**Extracted records**
────────────────────

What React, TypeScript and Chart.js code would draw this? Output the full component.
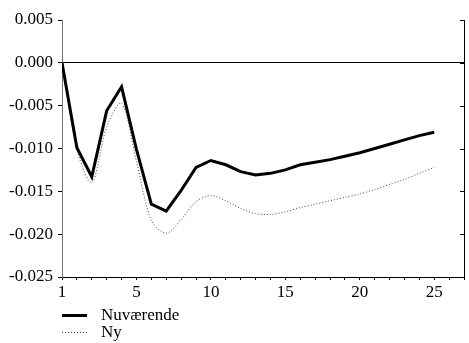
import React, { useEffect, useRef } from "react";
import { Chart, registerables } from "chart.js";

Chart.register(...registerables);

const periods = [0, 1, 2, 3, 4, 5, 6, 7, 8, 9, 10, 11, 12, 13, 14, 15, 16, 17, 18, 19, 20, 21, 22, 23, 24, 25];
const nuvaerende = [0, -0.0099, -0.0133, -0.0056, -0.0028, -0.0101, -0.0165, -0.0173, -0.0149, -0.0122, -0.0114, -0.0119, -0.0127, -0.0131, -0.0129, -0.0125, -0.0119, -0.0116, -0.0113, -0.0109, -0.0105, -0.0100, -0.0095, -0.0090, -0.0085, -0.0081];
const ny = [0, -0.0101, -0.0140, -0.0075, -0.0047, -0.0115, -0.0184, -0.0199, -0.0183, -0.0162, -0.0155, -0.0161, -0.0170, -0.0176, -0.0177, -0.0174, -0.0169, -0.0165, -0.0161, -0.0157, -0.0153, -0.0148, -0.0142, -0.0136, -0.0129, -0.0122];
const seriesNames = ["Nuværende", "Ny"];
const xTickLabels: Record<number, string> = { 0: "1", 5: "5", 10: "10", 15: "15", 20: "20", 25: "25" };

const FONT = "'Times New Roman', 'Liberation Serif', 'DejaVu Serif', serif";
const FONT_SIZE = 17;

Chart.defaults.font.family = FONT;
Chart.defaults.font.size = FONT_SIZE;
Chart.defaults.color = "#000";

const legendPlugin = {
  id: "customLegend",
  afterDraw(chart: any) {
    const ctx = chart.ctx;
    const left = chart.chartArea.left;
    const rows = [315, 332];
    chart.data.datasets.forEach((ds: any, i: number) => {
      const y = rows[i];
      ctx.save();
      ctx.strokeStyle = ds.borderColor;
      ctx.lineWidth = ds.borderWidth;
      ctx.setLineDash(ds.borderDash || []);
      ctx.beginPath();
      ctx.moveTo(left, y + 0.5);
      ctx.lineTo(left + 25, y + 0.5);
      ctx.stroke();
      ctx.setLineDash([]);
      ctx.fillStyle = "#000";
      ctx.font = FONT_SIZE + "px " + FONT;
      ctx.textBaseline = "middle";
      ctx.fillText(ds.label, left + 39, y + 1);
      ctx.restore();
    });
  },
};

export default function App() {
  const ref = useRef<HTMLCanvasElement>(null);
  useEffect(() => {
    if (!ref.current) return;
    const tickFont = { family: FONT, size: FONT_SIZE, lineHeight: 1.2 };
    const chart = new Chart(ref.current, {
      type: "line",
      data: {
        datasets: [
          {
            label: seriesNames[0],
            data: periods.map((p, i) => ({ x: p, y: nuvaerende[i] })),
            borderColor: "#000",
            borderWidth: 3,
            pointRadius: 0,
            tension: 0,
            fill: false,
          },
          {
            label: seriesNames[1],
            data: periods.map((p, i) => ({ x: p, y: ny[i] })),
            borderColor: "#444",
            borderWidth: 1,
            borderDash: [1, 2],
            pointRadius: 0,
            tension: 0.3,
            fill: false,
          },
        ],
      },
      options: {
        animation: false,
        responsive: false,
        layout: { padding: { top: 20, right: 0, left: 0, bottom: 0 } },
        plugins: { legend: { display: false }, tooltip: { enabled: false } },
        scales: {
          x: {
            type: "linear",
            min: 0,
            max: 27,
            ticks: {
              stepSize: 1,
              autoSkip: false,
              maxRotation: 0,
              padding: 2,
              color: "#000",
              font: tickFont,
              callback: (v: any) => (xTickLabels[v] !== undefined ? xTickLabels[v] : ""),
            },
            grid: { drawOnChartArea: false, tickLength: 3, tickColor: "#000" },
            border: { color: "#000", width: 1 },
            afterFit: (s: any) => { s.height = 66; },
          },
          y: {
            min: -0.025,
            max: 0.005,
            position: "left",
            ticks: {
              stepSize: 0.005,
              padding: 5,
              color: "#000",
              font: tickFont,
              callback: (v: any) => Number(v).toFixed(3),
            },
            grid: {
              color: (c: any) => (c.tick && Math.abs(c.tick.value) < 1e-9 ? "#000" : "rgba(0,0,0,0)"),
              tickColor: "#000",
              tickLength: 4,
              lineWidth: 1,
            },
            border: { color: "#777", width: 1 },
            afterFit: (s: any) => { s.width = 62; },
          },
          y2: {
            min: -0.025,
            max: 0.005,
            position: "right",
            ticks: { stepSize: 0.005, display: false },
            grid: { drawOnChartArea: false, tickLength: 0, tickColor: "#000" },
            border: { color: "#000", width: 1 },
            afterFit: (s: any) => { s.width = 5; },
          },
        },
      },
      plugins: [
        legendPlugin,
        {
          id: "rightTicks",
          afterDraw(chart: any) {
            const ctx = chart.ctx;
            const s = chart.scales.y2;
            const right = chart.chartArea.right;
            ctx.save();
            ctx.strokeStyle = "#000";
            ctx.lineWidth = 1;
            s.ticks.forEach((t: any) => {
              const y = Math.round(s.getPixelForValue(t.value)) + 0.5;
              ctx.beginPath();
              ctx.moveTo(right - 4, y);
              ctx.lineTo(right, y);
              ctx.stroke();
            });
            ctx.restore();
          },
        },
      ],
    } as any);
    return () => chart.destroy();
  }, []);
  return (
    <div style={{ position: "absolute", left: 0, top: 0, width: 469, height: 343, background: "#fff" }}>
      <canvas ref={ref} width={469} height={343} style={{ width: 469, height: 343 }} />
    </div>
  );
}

────────────────────

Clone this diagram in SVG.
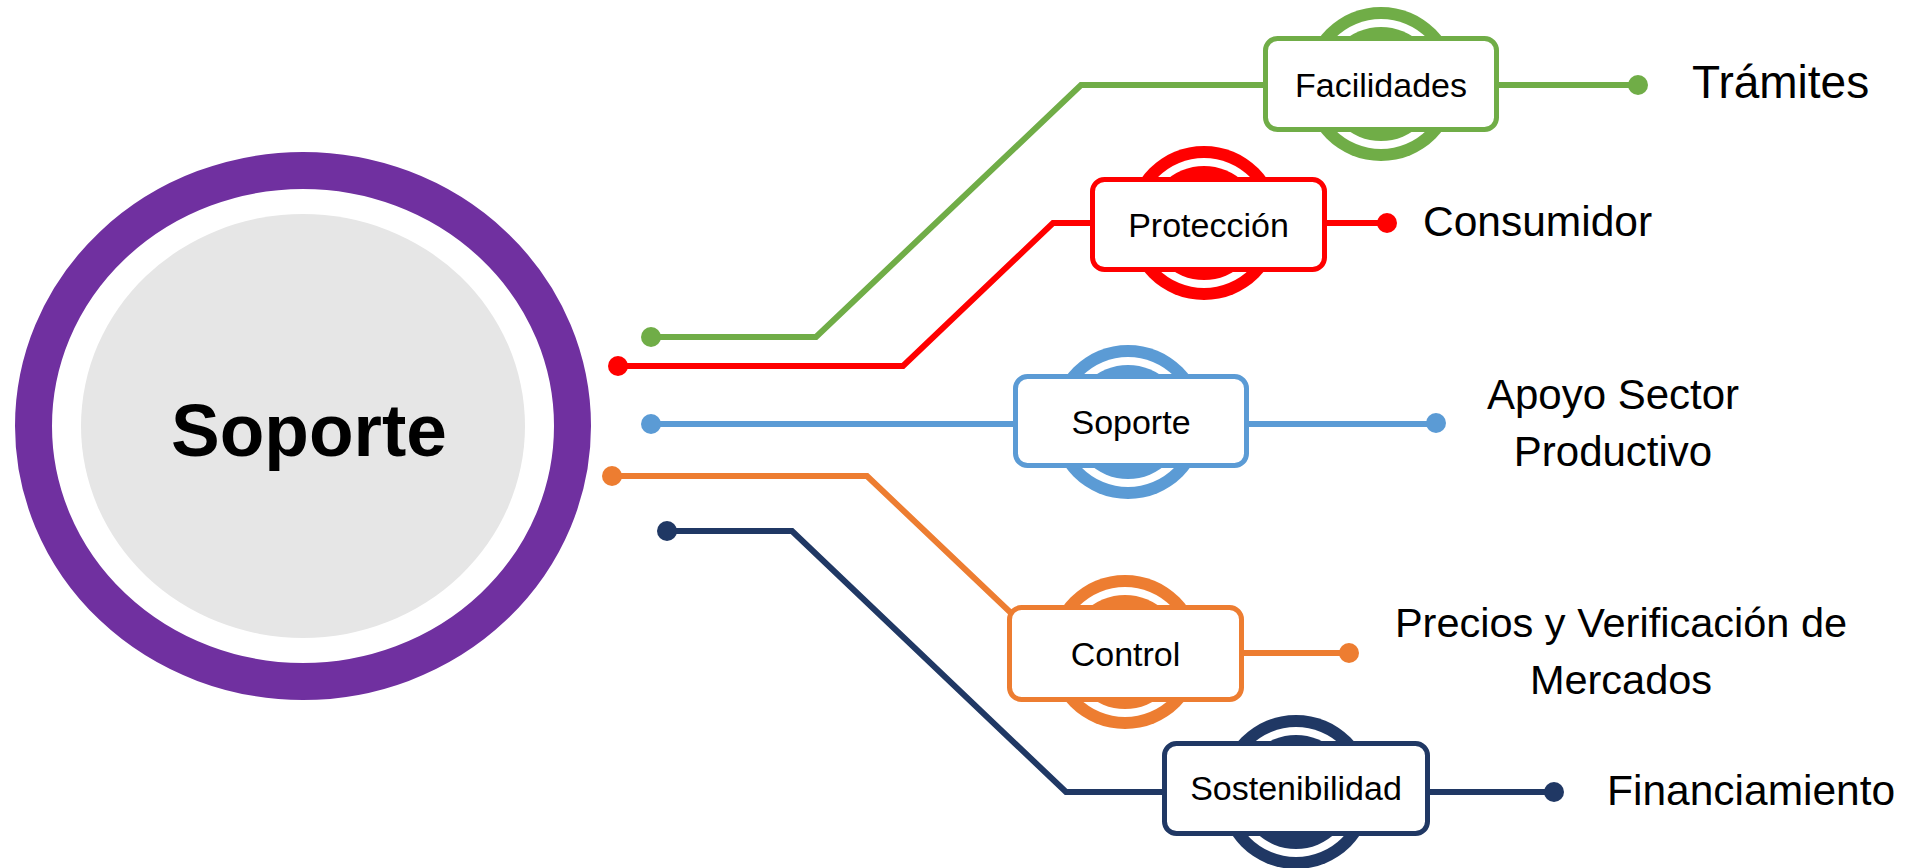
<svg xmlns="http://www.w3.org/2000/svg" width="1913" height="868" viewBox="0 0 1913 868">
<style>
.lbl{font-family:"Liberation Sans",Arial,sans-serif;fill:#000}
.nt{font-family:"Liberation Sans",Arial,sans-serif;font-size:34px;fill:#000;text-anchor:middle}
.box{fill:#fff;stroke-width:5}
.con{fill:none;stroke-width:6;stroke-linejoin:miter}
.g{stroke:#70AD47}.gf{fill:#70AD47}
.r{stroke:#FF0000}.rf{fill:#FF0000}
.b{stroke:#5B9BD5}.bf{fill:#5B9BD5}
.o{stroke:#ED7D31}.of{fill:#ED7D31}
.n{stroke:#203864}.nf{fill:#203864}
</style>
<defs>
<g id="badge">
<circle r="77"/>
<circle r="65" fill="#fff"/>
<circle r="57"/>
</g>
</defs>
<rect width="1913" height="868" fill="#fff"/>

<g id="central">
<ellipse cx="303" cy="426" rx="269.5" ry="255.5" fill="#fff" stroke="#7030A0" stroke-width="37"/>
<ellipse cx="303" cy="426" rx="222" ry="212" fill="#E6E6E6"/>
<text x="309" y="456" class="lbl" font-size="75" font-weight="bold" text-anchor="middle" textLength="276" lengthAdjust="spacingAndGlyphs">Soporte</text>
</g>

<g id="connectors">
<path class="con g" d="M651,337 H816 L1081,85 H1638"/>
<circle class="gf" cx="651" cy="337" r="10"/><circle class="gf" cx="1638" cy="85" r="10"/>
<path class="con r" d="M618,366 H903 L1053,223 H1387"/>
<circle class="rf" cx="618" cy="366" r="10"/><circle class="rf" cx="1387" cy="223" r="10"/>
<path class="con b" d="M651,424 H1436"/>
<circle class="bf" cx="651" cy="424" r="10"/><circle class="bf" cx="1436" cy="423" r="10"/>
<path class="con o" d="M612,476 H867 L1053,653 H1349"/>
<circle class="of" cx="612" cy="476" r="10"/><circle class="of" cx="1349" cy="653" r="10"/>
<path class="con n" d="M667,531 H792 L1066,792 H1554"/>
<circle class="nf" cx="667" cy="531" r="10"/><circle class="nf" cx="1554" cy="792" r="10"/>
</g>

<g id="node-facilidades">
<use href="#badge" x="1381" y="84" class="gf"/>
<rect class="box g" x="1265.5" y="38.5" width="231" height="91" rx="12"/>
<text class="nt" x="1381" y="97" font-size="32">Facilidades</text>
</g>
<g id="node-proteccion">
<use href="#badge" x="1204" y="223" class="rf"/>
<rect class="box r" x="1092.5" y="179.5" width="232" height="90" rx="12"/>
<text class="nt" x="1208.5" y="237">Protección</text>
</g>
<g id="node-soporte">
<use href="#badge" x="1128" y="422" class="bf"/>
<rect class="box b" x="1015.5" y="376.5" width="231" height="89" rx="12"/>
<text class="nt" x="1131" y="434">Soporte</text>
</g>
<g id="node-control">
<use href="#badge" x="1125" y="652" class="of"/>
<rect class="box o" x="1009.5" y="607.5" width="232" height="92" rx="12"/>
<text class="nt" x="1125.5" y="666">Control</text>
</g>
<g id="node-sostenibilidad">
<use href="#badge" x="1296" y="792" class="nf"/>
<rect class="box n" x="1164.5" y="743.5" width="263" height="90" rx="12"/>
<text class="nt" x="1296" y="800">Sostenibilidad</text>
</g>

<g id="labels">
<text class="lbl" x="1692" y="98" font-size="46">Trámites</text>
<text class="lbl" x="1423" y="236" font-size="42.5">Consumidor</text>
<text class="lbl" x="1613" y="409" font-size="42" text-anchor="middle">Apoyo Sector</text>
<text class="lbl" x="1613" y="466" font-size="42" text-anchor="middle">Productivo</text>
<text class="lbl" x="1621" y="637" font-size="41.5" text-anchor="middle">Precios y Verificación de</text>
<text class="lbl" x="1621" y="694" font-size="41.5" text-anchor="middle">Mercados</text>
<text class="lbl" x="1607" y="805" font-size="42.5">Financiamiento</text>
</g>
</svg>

────────────────────

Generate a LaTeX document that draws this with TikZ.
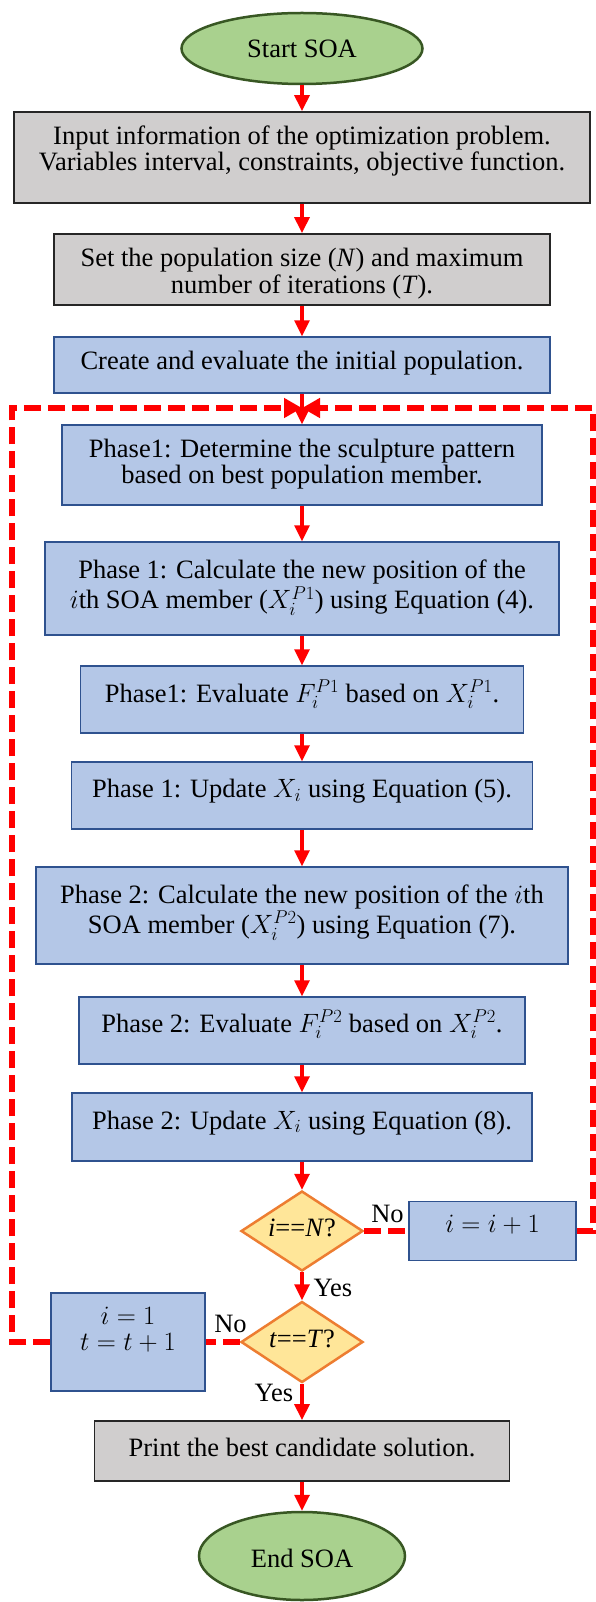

────────────────────

**Given instruction**
Quote word for word only the lines above from the one containing "What React, TypeScript" through the one containing "Chart.register(...registerables);". Pictures stay out of your copy.

**Full answer**
What React, TypeScript and Chart.js code would draw this? Output the full component.
import React, { useEffect, useRef } from "react";
import { Chart, registerables } from "chart.js";

Chart.register(...registerables);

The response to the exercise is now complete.